Oh nvm they changed the url of their repo

Connecting to download.gluster.org (download.gluster.org)|23.253.208.221|:443... connected.
HTTP request sent, awaiting response... 404 Not Found

This worked for me:

yum search centos-release-gluster #check LTS version number (centos-release-gluster310)
yum -y install centos-release-gluster310 -y
sed -i -e "s/enabled=1/enabled=0/g" /etc/yum.repos.d/CentOS-Gluster-3.10.repo
yum --enablerepo=centos-gluster310,epel -y install glusterfs-server
systemctl start glusterd
systemctl enable glusterd

stacksofplates

@emad-r said in Installing Gluster on CentOS 7:

@scottalanmiller
No package glusterfs-server available ???

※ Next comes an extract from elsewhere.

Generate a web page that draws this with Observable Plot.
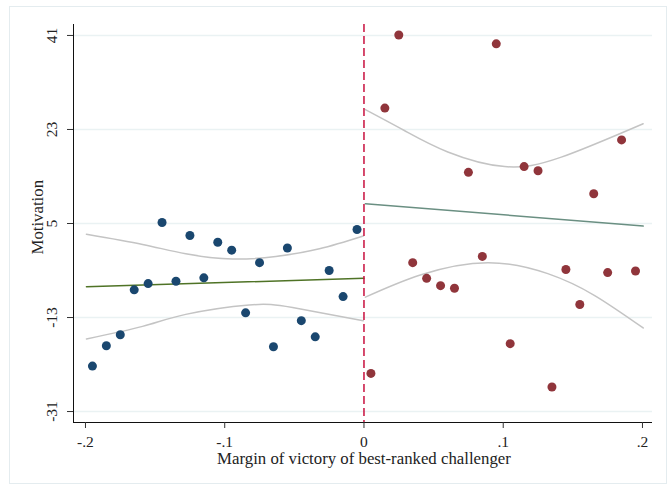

I tried other articles as well
I can install = centos-release-gluster
but not glusterfs-serve = not available

Oh nvm they changed the url of their repo

Connecting to download.gluster.org (download.gluster.org)|23.253.208.221|:443... connected.
HTTP request sent, awaiting response... 404 Not Found

This worked for me:

yum search centos-release-gluster #check LTS version number (centos-release-gluster310)
yum -y install centos-release-gluster310 -y
sed -i -e "s/enabled=1/enabled=0/g" /etc/yum.repos.d/CentOS-Gluster-3.10.repo
yum --enablerepo=centos-gluster310,epel -y install glusterfs-server
systemctl start glusterd
systemctl enable glusterd

It's in the storage SIG too. So if you use a mirror local to you, you should be able to find it under storage.

PenguinWrangler

I was thinking about doing Gluster Storage for my three KVM Hosts and keep my KVM VMs there. So if I made a virtual machine for the Gluster that used all the storage on each machine and then mounted the Gluster store in each KVM host for storage, would there be any disadvantage to that?

travisdh1

@penguinwrangler said in Installing Gluster on CentOS 7:

I was thinking about doing Gluster Storage for my three KVM Hosts and keep my KVM VMs there. So if I made a virtual machine for the Gluster that used all the storage on each machine and then mounted the Gluster store in each KVM host for storage, would there be any disadvantage to that?

Yes, good plan.

That's essentially how many commercial offerings operate today, they just hide the complexity from you.